CONAN: I bet not. So how did you decide to sell it?
Ms. JENSEN: Well, we just decided that that would probably be the best thing to pay the taxes with. If not, we are going to donate it to maybe a musical school and just use the donation as a tax write-off, so that way - either/or, it'll probably be better just to write it off and donate it, as well, if we can't sell it.
CONAN: But did you put it up on eBay or an ad in the newspaper?
Ms. JENSEN: We have not put on eBay. We did put it in the Arizona Republic, and we did list it on Craig's List.
CONAN: And as I understand it, once that ad came out, piano - you know, won on "The Price is Right," we're not the only news media that has been interested in your story.
Ms. JENSEN: No, yesterday I got a call from Channel 5 and Channel 12, so I was on Channel 5 last night at 5, and tonight I'll be on Channel 12 at 5. So yeah, that was pretty exciting.
CONAN: And you got to kiss Bob Barker on the cheek.
Ms. JENSEN: I did kiss him. I kissed him twice. He's a very sweet man.

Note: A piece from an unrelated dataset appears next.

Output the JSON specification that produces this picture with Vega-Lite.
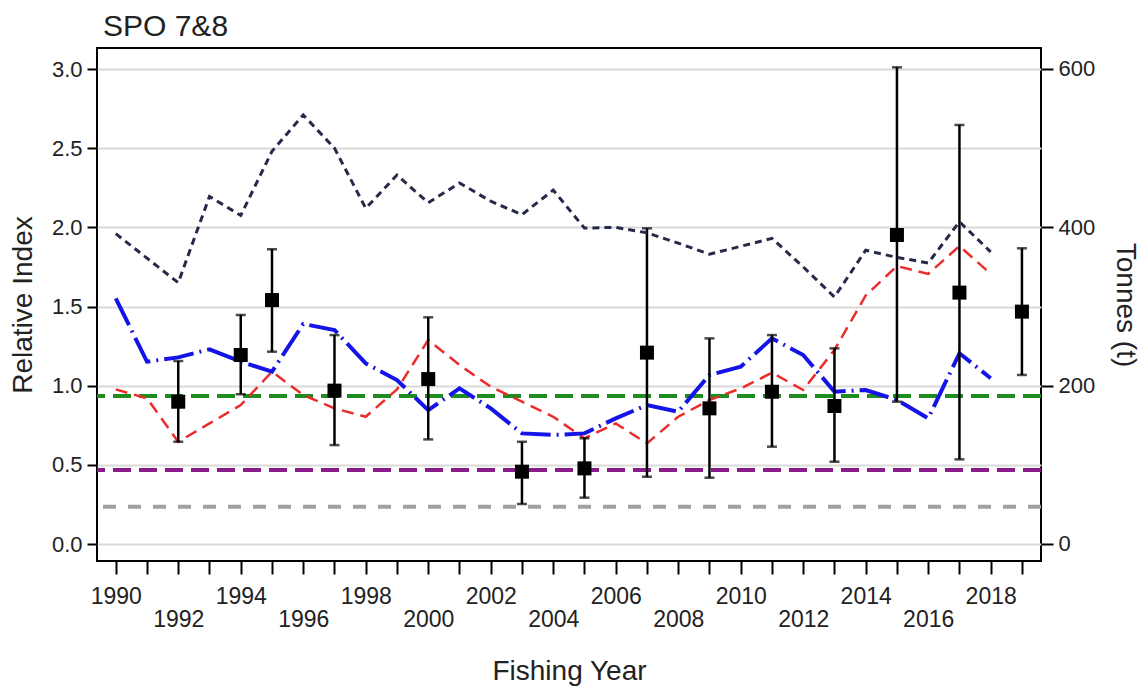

CONAN: That must've been pretty fun. And was it a fun - a lot of people come back from these experiences and say geeze, it was kind of a disappointment. Did you have a good time?
Ms. JENSEN: I had a great time, and I don't think I could complain about anything. You go there knowing that you're taking a great chance just to get in or just to get tickets. So if people - one advice - one thing I have for advice is if people want to go there and it's their dream, if they don't get in the first day, stay for the second day. You don't - you don't want to go there and say I didn't make in, and "The Price is Right" is this, and "The Price is Right" is that. It's like, if that's your dream, then try it two nights in a row.
CONAN: Well, Shellani Jensen, congratulations again, and good luck with your trip to Puerto Vallarta.
Ms. JENSEN: Hey, thanks a lot, and have a great day.
CONAN: Shellani Jensen joined us today from a studio in Phoenix, Arizona. This is TALK OF THE NATION from NPR News. I'm Neal Conan in Washington. Ira's here tomorrow.